Extensions of the constant family of Harish-Chandra pairs of $SL_2(\mathbb{R})$
Eyal Subag
TL;DR
This work classifies algebraic extensions of the constant Harish-Chandra pair $(\mathfrak{sl}_2(\mathbb{C}),SO(2,\mathbb{C}))/\mathbb{C}^{\times}$ over both the affine and projective complex lines. It constructs a family \( (\boldsymbol{\mathfrak{g}}(n),SO(2,\mathbb{C})) \) for each \(n\in\mathbb{N}_0\), with special cases: \(n=0\) giving the constant family, \(n=1\) yielding a contraction, and \(n=2\) a deformation; crucially, the contraction \(n=1\) is universal in the sense that every extension is a pullback of it. The paper develops canonical realizations inside the constant family, analyzes morphisms between extensions and their localizations, and describes the centers of the corresponding universal enveloping algebras via Casimir-type elements. Over \(\mathbb{P}^1_{\mathbb{C}}\) it provides a complete classification of extensions and shows that they correspond to vector bundle decompositions \(\mathcal{O}(0)\oplus\mathcal{O}(-k)\oplus\mathcal{O}(k+n-m)\) with explicit gluing maps.

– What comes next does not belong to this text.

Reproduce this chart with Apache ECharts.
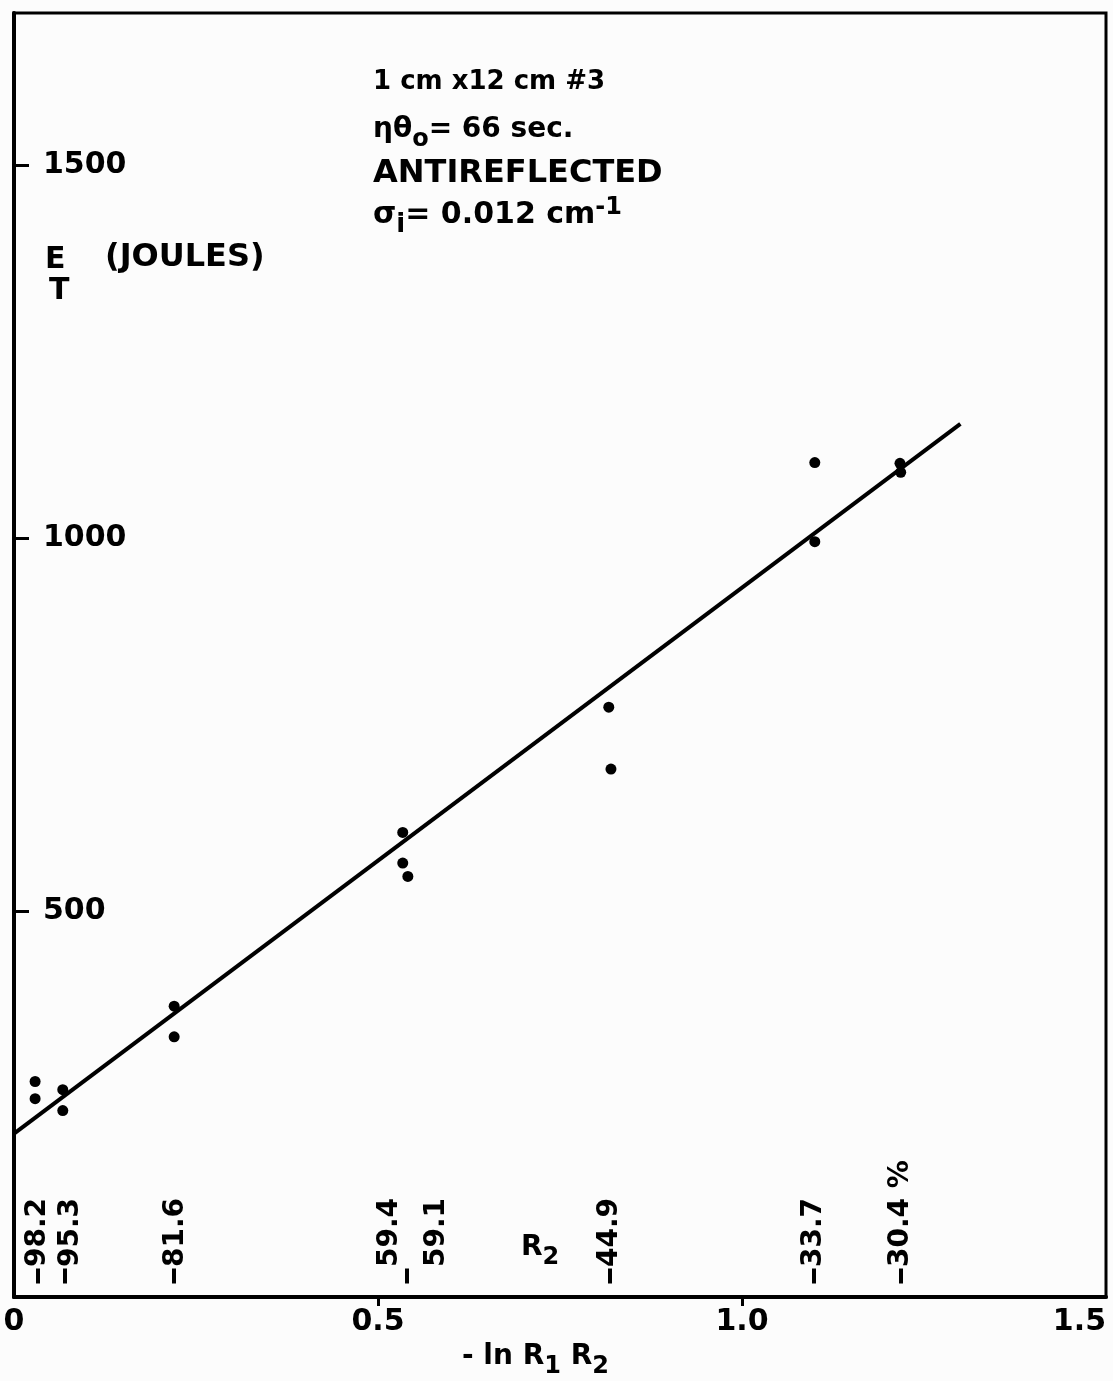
<!DOCTYPE html>
<html>
<head>
<meta charset="utf-8">
<script src="https://cdn.jsdelivr.net/npm/echarts@6/dist/echarts.min.js"></script>
<style>
  html, body { margin: 0; padding: 0; background: #fcfcfc; }
  #main { width: 1113px; height: 1381px; }
</style>
</head>
<body>
<div id="main"></div>
<script>
// -ln R1R2 vs threshold energy
const pointX = [0.029, 0.029, 0.067, 0.067, 0.220, 0.220, 0.534, 0.534, 0.541, 0.817, 0.820, 1.100, 1.100, 1.217, 1.218]
const pointY = [271, 248, 260, 232, 372, 331, 605, 564, 546, 773, 690, 1101, 995, 1100, 1088]

// fitted straight line
const fitX = [0, 1.30]
const fitY = [201, 1153]

// axis ticks
const xTicks = [0, 0.5, 1.0, 1.5]
const yTicks = [500, 1000, 1500]

// R2 reflectivity marks along the bottom
const r2TickPos = [0.032, 0.070, 0.220, 0.540, 0.818, 1.098, 1.218]
const r2LabelPos = [0.032, 0.078, 0.222, 0.516, 0.580, 0.818, 1.098, 1.218]
const r2Labels = ['98.2', '95.3', '81.6', '59.4', '59.1', '44.9', '33.7', '30.4 %']

const FONT = '"DejaVu Sans", sans-serif'

const chart = echarts.init(document.getElementById('main'))

function labelFor(v) {
  for (let i = 0; i < r2LabelPos.length; i++) {
    if (Math.abs(r2LabelPos[i] - v) < 1e-6) return r2Labels[i]
  }
  return ''
}

const txt = (left, top, text, size, rich) => ({
  type: 'text',
  left: left,
  top: top,
  style: {
    text: text,
    fill: '#000',
    fontSize: size,
    fontWeight: 'bold',
    fontFamily: FONT,
    rich: rich || {}
  }
})

const subRich = (size) => ({
  n: { fontSize: size, fontWeight: 'bold', fontFamily: FONT, lineHeight: 34 },
  s: { fontSize: size - 4, fontWeight: 'bold', fontFamily: FONT, lineHeight: 24, padding: [20, 0, 0, 0] },
  p: { fontSize: size - 6, fontWeight: 'bold', fontFamily: FONT, lineHeight: 22, padding: [0, 0, 14, 0] }
})

let option = {
  backgroundColor: '#fcfcfc',
  animation: false,
  grid: {
    left: 14,
    right: 7,
    top: 13,
    bottom: 84,
    show: true,
    borderColor: '#000',
    borderWidth: 3,
    backgroundColor: 'transparent'
  },
  xAxis: [
    {
      type: 'value',
      min: 0,
      max: 1.5,
      position: 'bottom',
      axisLine: { show: true, onZero: false, lineStyle: { color: '#000', width: 4 } },
      axisTick: { show: true, customValues: [0.5, 1.0], length: 9, lineStyle: { color: '#000', width: 3 } },
      axisLabel: {
        customValues: xTicks,
        formatter: v => (v === 0 ? '0' : v.toFixed(1)),
        color: '#000',
        fontSize: 30,
        fontWeight: 'bold',
        fontFamily: FONT,
        margin: 10,
        alignMaxLabel: 'right'
      },
      splitLine: { show: false }
    },
    {
      type: 'value',
      min: 0,
      max: 1.5,
      position: 'bottom',
      axisLine: { show: false },
      axisTick: { show: true, inside: true, customValues: r2TickPos, length: 15, lineStyle: { color: '#000', width: 4 } },
      axisLabel: {
        inside: true,
        rotate: 90,
        customValues: r2LabelPos,
        formatter: v => labelFor(v),
        color: '#000',
        fontSize: 28,
        fontWeight: 'bold',
        fontFamily: FONT,
        margin: 30
      },
      splitLine: { show: false }
    }
  ],
  yAxis: {
    type: 'value',
    min: -18,
    max: 1704,
    axisLine: { show: true, onZero: false, lineStyle: { color: '#000', width: 4 } },
    axisTick: { show: true, inside: true, customValues: yTicks, length: 15, lineStyle: { color: '#000', width: 3 } },
    axisLabel: {
      inside: true,
      customValues: yTicks,
      formatter: v => String(v),
      color: '#000',
      fontSize: 30,
      fontWeight: 'bold',
      fontFamily: FONT,
      margin: 29
    },
    splitLine: { show: false }
  },
  series: [
    {
      type: 'line',
      data: fitX.map((x, i) => [x, fitY[i]]),
      symbol: 'none',
      lineStyle: { color: '#000', width: 4 },
      z: 3
    },
    {
      type: 'scatter',
      data: pointX.map((x, i) => [x, pointY[i]]),
      symbolSize: 11,
      itemStyle: { color: '#000', opacity: 1 },
      z: 4
    }
  ],
  graphic: [
    txt(45, 245, 'E', 30),
    txt(49, 276, 'T', 30),
    txt(105, 242, '(JOULES)', 32),
    txt(373, 69, '1 cm x12 cm #3', 26),
    txt(373, 108, '{n|ηθ}{s|o}{n|= 66 sec.}', 28, subRich(28)),
    txt(373, 158, 'ANTIREFLECTED', 32),
    txt(373, 192, '{n|σ}{s|i}{n|= 0.012 cm}{p|-1}', 30, subRich(30)),
    txt(521, 1226, '{n|R}{s|2}', 28, subRich(28)),
    txt(462, 1335, '{n|- ln R}{s|1}{n| R}{s|2}', 28, subRich(28))
  ]
}

chart.setOption(option)
</script>
</body>
</html>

These results give a robust algebraic framework for understanding contractions and deformations of representations in the Harish-Chandra setting and illuminate their geometric realization on affine and projective bases.
Abstract
We study and classify algebraic families of Harish-Chandra pairs over the complex affine line and over the complex projective line with generic fiber that is isomorphic to the Harish-Chandra pair of $SL_2(\mathbb{R})$.